- Dataset content

------------------------------------------------------------

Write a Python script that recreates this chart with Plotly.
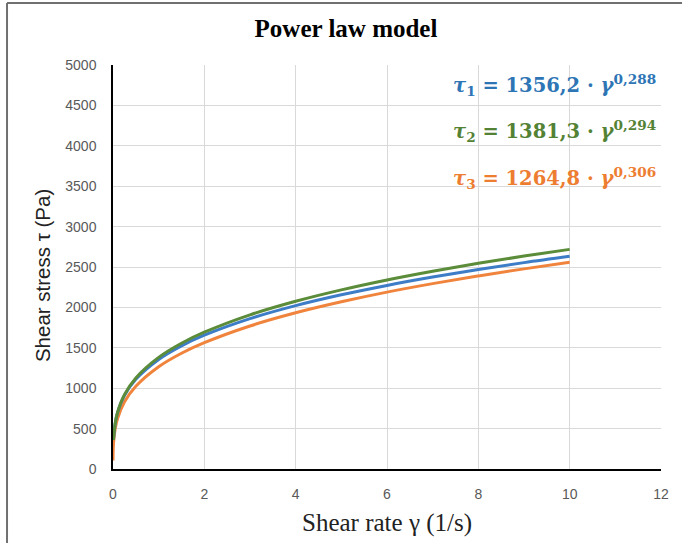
import plotly.graph_objects as go

# Shear rate (1/s)
x_main = [0.01, 0.05, 0.1, 0.25, 0.5, 1, 1.5, 2, 3, 4, 5, 6, 7, 8, 9, 10]
x_orange = [0.0003, 0.01, 0.05, 0.1, 0.25, 0.5, 1, 1.5, 2, 3, 4, 5, 6, 7, 8, 9, 10]

# Shear stress (Pa)
tau1 = [360, 570, 700, 910, 1110, 1356, 1524, 1656, 1861, 2022, 2156, 2272, 2375, 2468, 2554, 2632]
tau2 = [357, 572, 702, 919, 1127, 1381, 1556, 1693, 1908, 2076, 2217, 2340, 2448, 2546, 2635, 2718]
tau3 = [106, 309, 506, 625, 828, 1023, 1265, 1432, 1563, 1770, 1933, 2069, 2189, 2294, 2389, 2477, 2559]

eq_labels = [
    "<i>τ</i><sub>1</sub> = 1356,2 · <i>γ</i><sup>0,288</sup>",
    "<i>τ</i><sub>2</sub> = 1381,3 · <i>γ</i><sup>0,294</sup>",
    "<i>τ</i><sub>3</sub> = 1264,8 · <i>γ</i><sup>0,306</sup>",
]
eq_y = [4750, 4185, 3600]

x_ticks = [0, 2, 4, 6, 8, 10, 12]
y_ticks = list(range(0, 5001, 500))

x_title = "Shear rate γ (1/s)"
y_title = "Shear stress τ (Pa)"

line_colors = ["#3d7cc6", "#5b8c3a", "#f0843c"]
text_colors = ["#2e75b6", "#548235", "#ed7d31"]

fig = go.Figure()
fig.add_trace(go.Scatter(x=x_orange, y=tau3, mode="lines", line=dict(color=line_colors[2], width=3, shape="spline")))
fig.add_trace(go.Scatter(x=x_main, y=tau1, mode="lines", line=dict(color=line_colors[0], width=3, shape="spline")))
fig.add_trace(go.Scatter(x=x_main, y=tau2, mode="lines", line=dict(color=line_colors[1], width=3, shape="spline")))

for lab, yy, col in zip(eq_labels, eq_y, text_colors):
    fig.add_annotation(x=0.9945, xref="paper", y=yy, yref="y", text="<b>" + lab + "</b>",
                       showarrow=False, xanchor="right", yanchor="middle",
                       font=dict(family="DejaVu Serif", size=19.5, color=col))

# axis titles
fig.add_annotation(x=0.5, xref="paper", y=-0.1337, yref="paper", text=x_title, showarrow=False,
                   xanchor="center", yanchor="middle",
                   font=dict(family="Liberation Serif", size=25, color="#222"))
fig.add_annotation(x=-0.1296, xref="paper", y=0.48, yref="paper", text=y_title, showarrow=False,
                   textangle=-90, xanchor="center", yanchor="middle",
                   font=dict(family="Liberation Sans", size=20.5, color="#222"))

fig.update_layout(
    width=682, height=543,
    margin=dict(l=113, r=21, t=65, b=74),
    paper_bgcolor="white", plot_bgcolor="white",
    showlegend=False,
    title=dict(text="<b>Power law model</b>", x=346 / 682, xanchor="center", y=1 - 28 / 543, yanchor="middle",
               font=dict(family="Liberation Serif", size=25, color="black")),
    xaxis=dict(range=[0, 12], tickvals=x_ticks, showgrid=True, gridcolor="#d9d9d9", gridwidth=1,
               showline=True, linecolor="black", linewidth=1.5, zeroline=False, ticks="",
               ticklabelstandoff=11, automargin=False,
               tickfont=dict(family="Liberation Sans", size=14, color="#595959")),
    yaxis=dict(range=[0, 5000], tickvals=y_ticks, showgrid=True, gridcolor="#d9d9d9", gridwidth=1,
               showline=True, linecolor="black", linewidth=1.5, zeroline=False, ticks="",
               ticklabelstandoff=12, automargin=False,
               tickfont=dict(family="Liberation Sans", size=14, color="#595959")),
)

# outer chart border (left and top edges visible)
fig.add_shape(type="line", xref="paper", yref="paper", x0=-0.1934, x1=-0.1934, y0=-0.25, y1=1.1535,
              line=dict(color="#707070", width=2))
fig.add_shape(type="line", xref="paper", yref="paper", x0=-0.1934, x1=1.1, y0=1.1535, y1=1.1535,
              line=dict(color="#707070", width=2))

fig.write_html("out.html", config={"displayModeBar": False},
               post_script="document.body.style.margin='0px';document.body.style.overflow='hidden';")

------------------------------------------------------------

- What you should do
Set the listing down in full and exactly. Pictures within it should not appear in the copy.

- Solution below
Write a Python script that recreates this chart with Plotly.
import plotly.graph_objects as go

# Shear rate (1/s)
x_main = [0.01, 0.05, 0.1, 0.25, 0.5, 1, 1.5, 2, 3, 4, 5, 6, 7, 8, 9, 10]
x_orange = [0.0003, 0.01, 0.05, 0.1, 0.25, 0.5, 1, 1.5, 2, 3, 4, 5, 6, 7, 8, 9, 10]

# Shear stress (Pa)
tau1 = [360, 570, 700, 910, 1110, 1356, 1524, 1656, 1861, 2022, 2156, 2272, 2375, 2468, 2554, 2632]
tau2 = [357, 572, 702, 919, 1127, 1381, 1556, 1693, 1908, 2076, 2217, 2340, 2448, 2546, 2635, 2718]
tau3 = [106, 309, 506, 625, 828, 1023, 1265, 1432, 1563, 1770, 1933, 2069, 2189, 2294, 2389, 2477, 2559]

eq_labels = [
    "<i>τ</i><sub>1</sub> = 1356,2 · <i>γ</i><sup>0,288</sup>",
    "<i>τ</i><sub>2</sub> = 1381,3 · <i>γ</i><sup>0,294</sup>",
    "<i>τ</i><sub>3</sub> = 1264,8 · <i>γ</i><sup>0,306</sup>",
]
eq_y = [4750, 4185, 3600]

x_ticks = [0, 2, 4, 6, 8, 10, 12]
y_ticks = list(range(0, 5001, 500))

x_title = "Shear rate γ (1/s)"
y_title = "Shear stress τ (Pa)"

line_colors = ["#3d7cc6", "#5b8c3a", "#f0843c"]
text_colors = ["#2e75b6", "#548235", "#ed7d31"]

fig = go.Figure()
fig.add_trace(go.Scatter(x=x_orange, y=tau3, mode="lines", line=dict(color=line_colors[2], width=3, shape="spline")))
fig.add_trace(go.Scatter(x=x_main, y=tau1, mode="lines", line=dict(color=line_colors[0], width=3, shape="spline")))
fig.add_trace(go.Scatter(x=x_main, y=tau2, mode="lines", line=dict(color=line_colors[1], width=3, shape="spline")))

for lab, yy, col in zip(eq_labels, eq_y, text_colors):
    fig.add_annotation(x=0.9945, xref="paper", y=yy, yref="y", text="<b>" + lab + "</b>",
                       showarrow=False, xanchor="right", yanchor="middle",
                       font=dict(family="DejaVu Serif", size=19.5, color=col))

# axis titles
fig.add_annotation(x=0.5, xref="paper", y=-0.1337, yref="paper", text=x_title, showarrow=False,
                   xanchor="center", yanchor="middle",
                   font=dict(family="Liberation Serif", size=25, color="#222"))
fig.add_annotation(x=-0.1296, xref="paper", y=0.48, yref="paper", text=y_title, showarrow=False,
                   textangle=-90, xanchor="center", yanchor="middle",
                   font=dict(family="Liberation Sans", size=20.5, color="#222"))

fig.update_layout(
    width=682, height=543,
    margin=dict(l=113, r=21, t=65, b=74),
    paper_bgcolor="white", plot_bgcolor="white",
    showlegend=False,
    title=dict(text="<b>Power law model</b>", x=346 / 682, xanchor="center", y=1 - 28 / 543, yanchor="middle",
               font=dict(family="Liberation Serif", size=25, color="black")),
    xaxis=dict(range=[0, 12], tickvals=x_ticks, showgrid=True, gridcolor="#d9d9d9", gridwidth=1,
               showline=True, linecolor="black", linewidth=1.5, zeroline=False, ticks="",
               ticklabelstandoff=11, automargin=False,
               tickfont=dict(family="Liberation Sans", size=14, color="#595959")),
    yaxis=dict(range=[0, 5000], tickvals=y_ticks, showgrid=True, gridcolor="#d9d9d9", gridwidth=1,
               showline=True, linecolor="black", linewidth=1.5, zeroline=False, ticks="",
               ticklabelstandoff=12, automargin=False,
               tickfont=dict(family="Liberation Sans", size=14, color="#595959")),
)

# outer chart border (left and top edges visible)
fig.add_shape(type="line", xref="paper", yref="paper", x0=-0.1934, x1=-0.1934, y0=-0.25, y1=1.1535,
              line=dict(color="#707070", width=2))
fig.add_shape(type="line", xref="paper", yref="paper", x0=-0.1934, x1=1.1, y0=1.1535, y1=1.1535,
              line=dict(color="#707070", width=2))

fig.write_html("out.html", config={"displayModeBar": False},
               post_script="document.body.style.margin='0px';document.body.style.overflow='hidden';")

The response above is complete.